Le club de cricket de Saint-Omer a été créé en 2016. Un an plus tard, il a remporté le championnat des Hauts-de-France. La particularité du club : il est composé de réfugiés afghans et pakistanais.
L'image paraît surréaliste. Sur le terrain de rugby, la cathédrale en arrière-plan, de jeunes réfugiés afghans et pakistanais jouent au cricket. A Saint-Omer, au coeur d'une région divisée sur la question des migrations, un club, parti de rien et aujourd'hui champion des Hauts-de-France, lutte pour s'intégrer au paysage.
Des montagnes du nord de l'Afghanistan aux falaises bordant la Manche, Ataullah Otman Khil a mis cinq mois, "à pied, en train, en camion, en voiture, tout." Comme pour beaucoup d'autres migrants, son terminus rêvé était l'Angleterre, à des milliers de kilomètres de la guerre qu'il fuyait ; mais le jeune homme de 21 ans est tombé dans une impasse nommée Calais.

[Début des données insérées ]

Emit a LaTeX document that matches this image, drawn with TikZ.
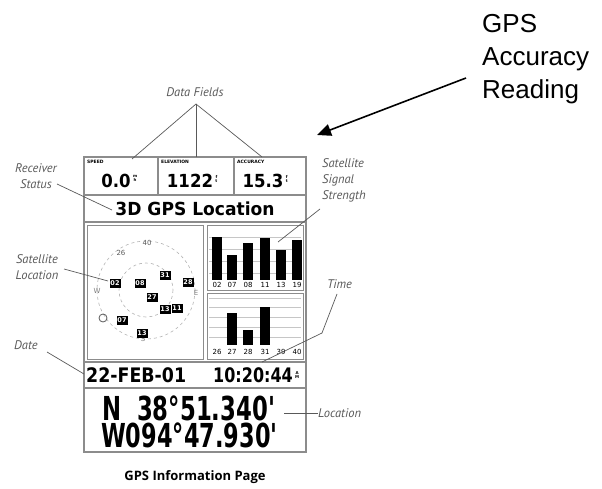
\documentclass[tikz,border=0pt]{standalone}
\usepackage{fontspec}
\usepackage{graphicx}
\usetikzlibrary{arrows.meta}
\newfontfamily\lcdfont{DejaVu Sans}
\newfontfamily\notefont{PT Sans}
\newfontfamily\capfont{Open Sans}
\newfontfamily\callfont{Liberation Sans}
\newcommand\lcd[3]{\scalebox{#2}[1]{\fontsize{#1}{#1}\selectfont\lcdfont\bfseries #3}}
\definecolor{lead}{gray}{0.35}
\definecolor{frame}{gray}{0.55}

\begin{document}
\begin{tikzpicture}[x=1pt,y=-1pt,
  note/.style={font=\notefont\itshape\fontsize{12.5}{16}\selectfont, text=lead, inner sep=0pt, align=center},
  leader/.style={draw=lead, line width=0.7pt},
  panel/.style={draw=frame, line width=1.2pt},
  chartline/.style={draw=gray!45, line width=0.8pt},
  sat/.style={fill=black, text=white, inner sep=0.5pt, minimum width=11pt, minimum height=9pt, font=\lcdfont\bfseries\fontsize{6.5}{6.5}\selectfont},
  ring/.style={draw=gray!60, dashed, line width=0.6pt},
  barlabel/.style={inner sep=0pt, font=\lcdfont\fontsize{7}{7}\selectfont},
  fieldname/.style={inner sep=0pt, anchor=north west, font=\lcdfont\bfseries\fontsize{4.5}{4.5}\selectfont},
  unit/.style={inner sep=0pt, anchor=north west, align=center, font=\lcdfont\bfseries\fontsize{4}{4}\selectfont},
  ]
\useasboundingbox (0,0) rectangle (602,489);

% callout
\node[anchor=north west, inner sep=0pt, align=left, font=\callfont\fontsize{26}{33}\selectfont] (acc) at (482,14) {GPS\\Accuracy\\Reading};
\coordinate (accA) at (466,78);
\coordinate (accB) at (317,135);
\draw[-{Triangle[length=14pt,width=12pt]}, line width=1.6pt] (accA) -- (accB);

% frame of the page
\draw[panel] (84,157) rectangle (306,452);
\draw[panel] (84,195) -- (306,195);
\draw[panel] (84,222) -- (306,222);
\draw[panel] (84,362) -- (306,362);
\draw[panel] (84,388) -- (306,388);
\draw[panel] (158,157) -- (158,195);
\draw[panel] (234,157) -- (234,195);
\draw[panel, line width=0.8pt] (87,225) rectangle (203,359);
\draw[panel, line width=0.8pt] (207,225) rectangle (303,290);
\draw[panel, line width=0.8pt] (207,293) rectangle (303,359);

% data fields
\node[fieldname] (spdT) at (87,160) {SPEED};
\node[fieldname] (eleT) at (161,160) {ELEVATION};
\node[fieldname] (accT) at (237,160) {ACCURACY};
\node[anchor=base, inner sep=0pt] (spd) at (116,188) {\lcd{18}{0.92}{0.0}};
\node[unit] (spdU) at ([xshift=2pt,yshift=-1pt]spd.north east) {m\\h};
\node[anchor=base, inner sep=0pt] (ele) at (190,188) {\lcd{18}{0.92}{1122}};
\node[unit] (eleU) at ([xshift=2pt,yshift=-1pt]ele.north east) {f\\t};
\node[anchor=base, inner sep=0pt] (acv) at (263,188) {\lcd{18}{0.92}{15.3}};
\node[unit] (acvU) at ([xshift=2pt,yshift=-1pt]acv.north east) {f\\t};
\node[anchor=base, inner sep=0pt] (stat) at (195,215) {\lcd{18}{0.95}{3D GPS Location}};

% sky view
\coordinate (sky) at (146,290);
\draw[ring] (sky) circle[radius=49];
\draw[ring] (sky) circle[radius=27];
\node[barlabel, text=gray!70!black] (n40) at (147,243) {40};
\node[barlabel, text=gray!70!black] (n26) at (121,253) {26};
\node[barlabel, text=gray] (dirW) at (97,291) {W};
\node[barlabel, text=gray] (dirE) at (196,293) {E};
\node[barlabel, text=gray] (dirS) at (143,339) {S};
\draw[gray!70!black, line width=0.8pt] (103,318) circle[radius=4];
\node[sat] (s02) at (115,283) {02};
\node[sat] (s08) at (140,283) {08};
\node[sat] (s31) at (165,275) {31};
\node[sat] (s27) at (152,297) {27};
\node[sat] (s28) at (188,282) {28};
\node[sat] (s13a) at (165,309) {13};
\node[sat] (s11) at (177,308) {11};
\node[sat] (s07) at (122,320) {07};
\node[sat] (s13b) at (142,333) {13};

% signal strength bars
\foreach \y in {237,249,261,273}
  \draw[chartline] (209,\y) -- (301,\y);
\foreach \x/\t/\l in {217/237/02, 232/255/07, 248/243/08, 265/238/11, 281/250/13, 297/240/19} {
  \fill (\x-5,\t) rectangle (\x+5,280);
  \node[barlabel] at (\x,285) {\l};
}
\foreach \y in {298,307,317,327,337}
  \draw[chartline] (209,\y) -- (301,\y);
\foreach \x/\l in {217/26, 232/27, 248/28, 265/31, 281/39, 297/40}
  \node[barlabel] at (\x,352) {\l};
\foreach \x/\t in {232/313, 248/330, 265/307}
  \fill (\x-5,\t) rectangle (\x+5,345);

% date, time, position
\node[anchor=base west, inner sep=0pt] (date) at (86,382) {\lcd{20}{0.87}{22-FEB-01}};
\node[anchor=base east, inner sep=0pt] (time) at (293,382) {\lcd{20}{0.8}{10:20:44}};
\node[unit] (ampm) at (295,371) {A\\M};
\node[anchor=base west, inner sep=0pt] (lat) at (102,420) {\lcd{33}{0.69}{N\ \ 38°51.340'}};
\node[anchor=base west, inner sep=0pt] (lon) at (101,447) {\lcd{33}{0.68}{W094°47.930'}};

% labels
\node[note, anchor=base] (dfl) at (195,97) {Data Fields};
\coordinate (dfA) at (196,104);
\coordinate (dfS) at (132,159);
\coordinate (dfE) at (196,157);
\coordinate (dfC) at (262,157);
\draw[leader] (dfS) -- (dfA) -- (dfC);
\draw[leader] (dfA) -- (dfE);

\node[note, anchor=north] (rcv) at (36,163) {Receiver\\Status};
\coordinate (rcvA) at (57,184);
\coordinate (rcvB) at (112,210);
\draw[leader] (rcvA) -- (rcvB);

\node[note, anchor=north] (sloc) at (37,254) {Satellite\\Location};
\coordinate (slocA) at (64,269);
\coordinate (slocB) at (108,281);
\draw[leader] (slocA) -- (slocB);

\node[note, anchor=north west] (dtl) at (14,340) {Date};
\coordinate (dtlA) at (47,352);
\coordinate (dtlB) at (84,374);
\draw[leader] (dtlA) -- (dtlB);

\node[note, anchor=north west, align=left] (sig) at (322,158) {Satellite\\Signal\\Strength};
\coordinate (sigA) at (320,209);
\coordinate (sigB) at (278,242);
\draw[leader] (sigA) -- (sigB);

\node[note, anchor=north west] (tml) at (327,279) {Time};
\coordinate (tmlA) at (337,294);
\coordinate (tmlM) at (322,333);
\coordinate (tmlB) at (262,362);
\draw[leader] (tmlA) -- (tmlM) -- (tmlB);

\node[note, anchor=west] (locl) at (318,413) {Location};
\coordinate (loclA) at (284,413);
\draw[leader] (loclA) -- (locl);

% caption
\node[anchor=base, inner sep=0pt, font=\capfont\bfseries\fontsize{13}{13}\selectfont] (cap) at (195,480) {GPS Information Page};
\end{tikzpicture}
\end{document}
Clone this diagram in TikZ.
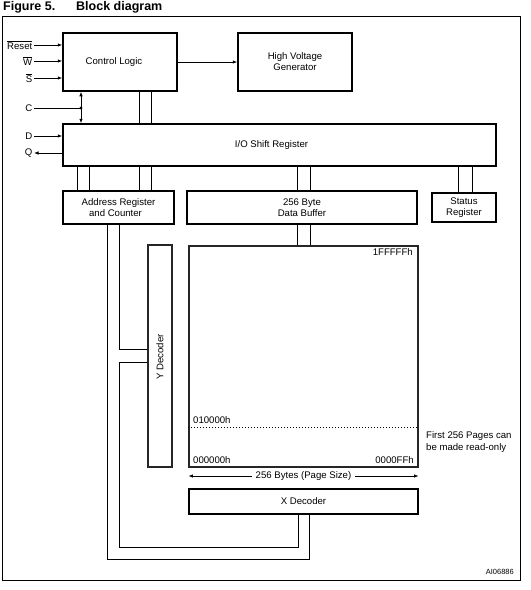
\documentclass[tikz,border=0pt]{standalone}
\usepackage{fontspec}
\setmainfont{Liberation Sans}
\usetikzlibrary{arrows.meta}
\begin{document}
\begin{tikzpicture}[x=1pt,y=-1pt,
  every node/.style={font=\fontsize{9.6}{11}\selectfont, inner sep=0pt},
  blk/.style={draw, line width=1.5pt, align=center},
  arr/.style={draw, line width=1.5pt, align=center, draw=black!85},
  thin/.style={line width=0.75pt},
  tip/.style={-{Latex[length=4.5pt,width=3.5pt]}},
  tips/.style={{Latex[length=4.5pt,width=3.5pt]}-{Latex[length=4.5pt,width=3.5pt]}},
  pin/.style={anchor=east, inner sep=1.5pt}]
\useasboundingbox (0,0) rectangle (531,590);
% title
\node[anchor=west, font=\fontsize{12.5}{14}\bfseries] (fig) at (3,7) {Figure 5.};
\node[anchor=west, font=\fontsize{12.5}{14}\bfseries] (ttl) at (76,7) {Block diagram};
% frame
\draw[line width=1pt] (2.5,16) rectangle (520.5,580);
% blocks
\node[blk, minimum width=114, minimum height=58] (cl) at (120,62) {Control Logic\hspace*{12pt}};
\node[blk, minimum width=114, minimum height=58] (hv) at (295,62) {High Voltage\\Generator};
\node[blk, minimum width=433, minimum height=42] (io) at (279.5,145) {I/O Shift Register\hspace*{16pt}};
\node[blk, minimum width=111, minimum height=33] (ar) at (118.5,207.5) {Address Register\\and Counter\hspace*{6pt}};
\node[blk, minimum width=230, minimum height=33] (db) at (302,207.5) {256 Byte\\Data Buffer};
\node[blk, minimum width=64, minimum height=29] (sr) at (464,207.5) {Status\\Register};
\node[arr, line width=1.1pt, minimum width=229, minimum height=221] (mem) at (303.5,356.5) {};
\node[arr, line width=1.1pt, minimum width=24, minimum height=222] (yd) at (160,356) {};
\node[rotate=90] (ydt) at (160,357) {Y Decoder};
\node[blk, minimum width=229, minimum height=25] (xd) at (303.5,501.5) {X Decoder};
% pins
\node[pin] (lrst) at (34,45) {$\overline{\mbox{Reset}}$};
\node[pin] (lw) at (34,61) {$\overline{\mbox{W}}$};
\node[pin] (ls) at (34,78) {$\overline{\mbox{S}}$};
\node[pin] (lc) at (34,108) {C};
\node[pin] (ld) at (34,136) {D};
\node[pin] (lq) at (34,153) {Q};
\draw[thin, tip] (lrst.east) -- (lrst.east -| cl.west);
\draw[thin, tip] (lw.east) -- (lw.east -| cl.west);
\draw[thin, tip] (ls.east) -- (ls.east -| cl.west);
\draw[thin, tip] (ld.east) -- (ld.east -| io.west);
\draw[thin, tip] (lq.east -| io.west) -- (lq.east);
\coordinate (cj) at (81,108);
\draw[thin] (lc.east) -- (cj);
\fill (cj) circle (1.6);
\draw[thin, tips] (cj |- cl.south) -- (cj |- io.north);
\draw[thin, tip] (cl.east) -- (hv.west);
% buses
\foreach \x in {139,151} \draw[thin] (\x,0 |- cl.south) -- (\x,0 |- io.north);
\foreach \x in {77,89,139,151} \draw[thin] (\x,0 |- io.south) -- (\x,0 |- ar.north);
\foreach \x in {297,310} \draw[thin] (\x,0 |- io.south) -- (\x,0 |- db.north);
\foreach \x in {458,472} \draw[thin] (\x,0 |- io.south) -- (\x,0 |- sr.north);
\foreach \x in {297,310} \draw[thin] (\x,0 |- db.south) -- (\x,0 |- mem.north);
% address paths
\draw[thin] (119,0 |- ar.south) -- (119,349) -- (yd.west |- 0,349);
\draw[thin] (107,0 |- ar.south) -- (107,559) -- (309,559) -- (309,0 |- xd.south);
\draw[thin] (yd.west |- 0,362) -- (119,362) -- (119,547) -- (298,547) -- (298,0 |- xd.south);
% memory labels
\node[anchor=east] (ftop) at (413,252) {1FFFFFh};
\node[anchor=west] (f010) at (193,420) {010000h};
\node[anchor=west] (f000) at (193,460) {000000h};
\node[anchor=east] (f0ff) at (414,460) {0000FFh};
\draw[line width=1pt, dash pattern=on 1pt off 2pt] (mem.west |- 0,427) -- (mem.east |- 0,427);
\node[anchor=west, align=left, font=\fontsize{9.6}{12.5}\selectfont] (ro) at (426,442) {First 256 Pages can\\be made read-only};
\draw[thin, tips] (mem.west |- 0,476) -- (mem.east |- 0,476) node[midway, fill=white, inner xsep=4pt, inner ysep=1pt] (psz) {256 Bytes (Page Size)};
\node[anchor=east, font=\fontsize{7.5}{9}\selectfont] (ai) at (514,572) {AI06886};
\end{tikzpicture}
\end{document}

"Dans la 'Jungle', pendant six mois, j'essayais tous les jours (de franchir la frontière). Mais je n'ai pas eu de chance", témoigne-t-il.
Ils sont des milliers, comme lui, à avoir quitté famille et patrie sous la menace des violences, en quête d'un avenir meilleur, mais incertain. Dans ce brouillard d'incertitudes et de dangers, une poignée d'entre eux a trouvé une planche de salut inattendue dans le... cricket.

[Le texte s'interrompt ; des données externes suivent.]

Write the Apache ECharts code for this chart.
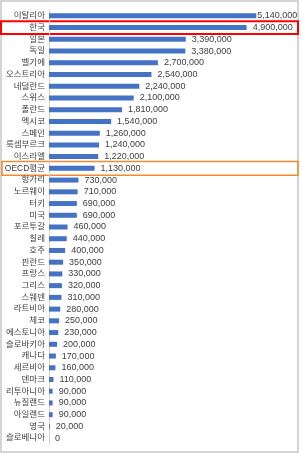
<!DOCTYPE html>
<html><head><meta charset="utf-8">
<script src="https://cdn.jsdelivr.net/npm/echarts@6/dist/echarts.min.js"></script>
<style>html,body{margin:0;padding:0;background:#fff}#c{width:302px;height:454px}</style>
</head><body><div id="c"></div>
<script>
const categories = ['이탈리아','한국','일본','독일','벨기에','오스트리아','네덜란드','스위스','폴란드','멕시코','스페인','룩셈부르크','이스라엘','OECD평균','헝가리','노르웨이','터키','미국','포르투갈','칠레','호주','핀란드','프랑스','그리스','스웨덴','라트비아','체코','에스토니아','슬로바키아','캐나다','세르비아','덴마크','리투아니아','뉴질랜드','아일랜드','영국','슬로베니아'];
const values = [5140000,4900000,3390000,3380000,2700000,2540000,2240000,2100000,1810000,1540000,1260000,1240000,1220000,1130000,730000,710000,690000,690000,460000,440000,400000,350000,330000,320000,310000,280000,250000,230000,200000,170000,160000,110000,90000,90000,90000,20000,0];
const highlightRed = '한국';
const highlightOrange = 'OECD평균';

const chart = echarts.init(document.getElementById('c'), null, {renderer:'canvas'});
const fontFam = "'Liberation Sans','Noto Sans CJK KR',sans-serif";
const data = values.map((v,i)=> i===0 ? {value:v,label:{distance:1}} : v);
chart.setOption({
  animation:false,
  grid:{left:49,right:11,top:10,bottom:10,containLabel:false},
  xAxis:{type:'value',min:0,max:6000000,show:false},
  yAxis:{type:'category',inverse:true,data:categories,
    axisLine:{show:true,lineStyle:{color:'#d0d0d0',width:1}},
    axisTick:{show:false},
    axisLabel:{color:'#404040',fontSize:8.5,fontFamily:fontFam,margin:4,interval:0}},
  series:[{type:'bar',data:data,barWidth:5,itemStyle:{color:'#4472c4'},
    label:{show:true,position:'right',distance:6,color:'#404040',fontSize:9,fontFamily:fontFam,
      formatter:p=>p.value.toLocaleString('en-US')}}]
});
function boxY(name){
  const c = chart.convertToPixel({yAxisIndex:0}, name);
  return c;
}
const band = (chart.convertToPixel({yAxisIndex:0}, categories[1]) - chart.convertToPixel({yAxisIndex:0}, categories[0]));
const yr = boxY(highlightRed), yo = boxY(highlightOrange);
chart.setOption({graphic:[
  {type:'rect',shape:{x:1,y:1,width:297,height:451},style:{fill:'none',stroke:'#c8c8c8',lineWidth:1.5},silent:true},
  {type:'rect',shape:{x:1,y:yr-band*0.55,width:297,height:band*1.1},style:{fill:'none',stroke:'#ff0000',lineWidth:2},silent:true},
  {type:'rect',shape:{x:2,y:yo-band*0.58,width:296,height:band*1.16},style:{fill:'none',stroke:'#f28a2e',lineWidth:1.5},silent:true}
]});
</script></body></html>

"Je ne savais pas qu'on jouait au cricket en France !", sourit Ataullah Otman Khil, qui avait l'habitude de le pratiquer avec ses amis en Afghanistan, où ce sport est populaire.
"Pouvoir durer dans le temps"
Champions des Hauts-de-France en septembre, les Audomarois devaient intégrer la troisième division nationale la saison prochaine ; mais ils ont refusé l'accession, afin de "faire progresser le club", justifie Nicolas Rochas, notamment au niveau de la construction d'un "ovale" de cricket, large comme quasiment deux fois un terrain de football, et attendu pour le printemps 2018."Le défi de chaque association sportive, c'est de pouvoir durer dans le temps. On a des joueurs qui sont jeunes, c'est un atout. L'inconvénient, c'est qu'on est dans un sport peu connu", résume le vice-président, qui a appris sur le tas les règles du cricket, au contact des joueurs.

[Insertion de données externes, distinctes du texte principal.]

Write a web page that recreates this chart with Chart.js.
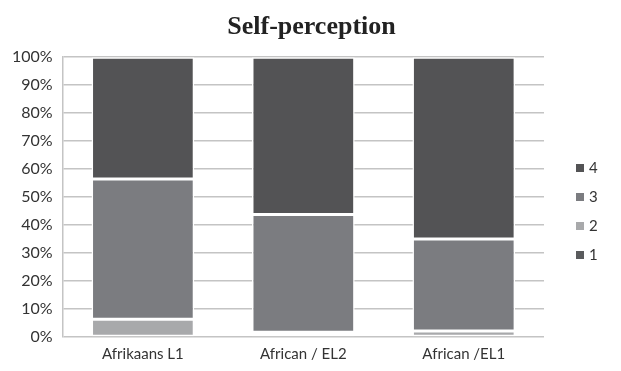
<!DOCTYPE html>
<html>
<head>
<meta charset="utf-8">
<script src="https://cdn.jsdelivr.net/npm/chart.js@4/dist/chart.umd.min.js"></script>
<style>
  html, body { margin: 0; padding: 0; background: #fff; overflow: hidden; }
  #wrap { position: relative; width: 621px; height: 371px; }
  #legend { position: absolute; left: 576px; top: 158px; font: 15px Lato; color: #333; }
  #legend div { height: 29px; line-height: 18px; white-space: nowrap; }
  #legend span { display: inline-block; width: 8px; height: 8px; margin-right: 5px; vertical-align: 1px; }
</style>
</head>
<body>
<div id="wrap"><canvas id="selfChart"></canvas><div id="legend"></div></div>
<script>
// values in percent
const categories = ['Afrikaans L1', 'African / EL2', 'African /EL1'];
const series1 = [0.3, 0.6, 0.3];
const series2 = [6.0, 1.1, 1.8];
const series3 = [50.2, 42.1, 32.9];
const series4 = [43.5, 56.2, 65.0];
const yTicks = ['0%', '10%', '20%', '30%', '40%', '50%', '60%', '70%', '80%', '90%', '100%'];

function makeSet(label, data, color) {
    return {
        label: label,
        data: data,
        backgroundColor: color,
        borderColor: '#ffffff',
        borderWidth: 1.5,
        borderSkipped: false,
        categoryPercentage: 0.64,
        barPercentage: 1.0
    };
}

// html legend, built from the chart's own legend items
const htmlLegend = {
    id: 'htmlLegend',
    afterUpdate(chart) {
        const box = document.getElementById('legend');
        box.innerHTML = '';
        const items = chart.options.plugins.legend.labels.generateLabels(chart).reverse();
        items.forEach((item) => {
            const row = document.createElement('div');
            const sq = document.createElement('span');
            sq.style.background = item.fillStyle;
            row.appendChild(sq);
            row.appendChild(document.createTextNode(item.text));
            box.appendChild(row);
        });
    }
};

function setupChart() {
    const ctx = document.getElementById('selfChart');
    return new Chart(ctx, {
        type: 'bar',
        data: {
            labels: categories,
            datasets: [
                makeSet('1', series1, '#5a5b5d'),
                makeSet('2', series2, '#a8a9ab'),
                makeSet('3', series3, '#7b7c80'),
                makeSet('4', series4, '#535355')
            ]
        },
        options: {
            responsive: true,
            maintainAspectRatio: false,
            animation: false,
            layout: {padding: {left: 2, top: 0, bottom: 0, right: 0}},
            scales: {
                x: {
                    stacked: true,
                    grid: {display: false, drawTicks: false},
                    border: {display: false},
                    ticks: {color: '#333', font: {family: 'Lato', size: 15}, padding: 8}
                },
                y: {
                    stacked: true,
                    min: 0,
                    max: 100,
                    grid: {color: '#c4c4c4', lineWidth: 1.5, drawTicks: false},
                    border: {color: '#c4c4c4', width: 1.5},
                    ticks: {
                        stepSize: 10,
                        padding: 10,
                        color: '#333',
                        font: {family: 'Lato', size: 16},
                        callback: (v) => yTicks[Math.round(v / 10)]
                    }
                },
                // empty right axis, keeps room for the legend
                side: {
                    position: 'right',
                    display: true,
                    grid: {display: false},
                    border: {display: false},
                    ticks: {display: false},
                    afterFit: (scale) => { scale.width = 77; }
                }
            },
            plugins: {
                title: {
                    display: true,
                    text: 'Self-perception',
                    color: '#222',
                    font: {family: 'Liberation Serif', size: 26, weight: 'bold'},
                    padding: {top: 12, bottom: 14}
                },
                legend: {display: false},
                tooltip: {enabled: false}
            }
        },
        plugins: [htmlLegend]
    });
}

setupChart();
</script>
</body>
</html>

Que de chemin parcouru ! Dans une région divisée sur la question des migrations, où le Front national, hostile à l'immigration, enregistre des résultats au-dessus de sa moyenne nationale, le pari du Soccs n'était pas gagné d'avance.
"Attaques"
"Avec le climat morose, la montée des populismes, c'est assez pesant. J'ai parfois des attaques personnelles ou envers le club, ce n'est pas toujours évident à encaisser, mais c'est ce qui me donne d'autant plus envie de réussir le défi. L'intégration est possible, ce n'est pas une question de moyens, mais de volonté avant tout", explique Nicolas Rochas, l'un des "cinq à six" bénévoles."Parce qu'on est un club avec des jeunes réfugiés, on a d'autant plus un devoir d'exemplarité sur et en dehors du terrain", poursuit-il.
Tous les licenciés du Soccs, qui portent fièrement leur maillot bleu à l'entraînement, sont scolarisés ou travaillent, et ont tous un toit sur leur tête.
Ataullah Otman Khil, qui vit avec sa famille d'adoption à Calais, est en première année de CAP électricité. Son coéquipier Oriakhil Chaïd, 16 ans et afghan comme lui, est lui au collège, en 3e.
"Ce club, c'est comme ma famille. C'est pour n'importe qui, Français, Afghan... C'est pour tout le monde. Je suis trop content d'être ici", déclare-t-il. "'Inch'allah' on va jouer bien." Et peut-être qu'on ne s'étonnera plus de voir voler les balles de cricket dans le ciel de Saint-Omer.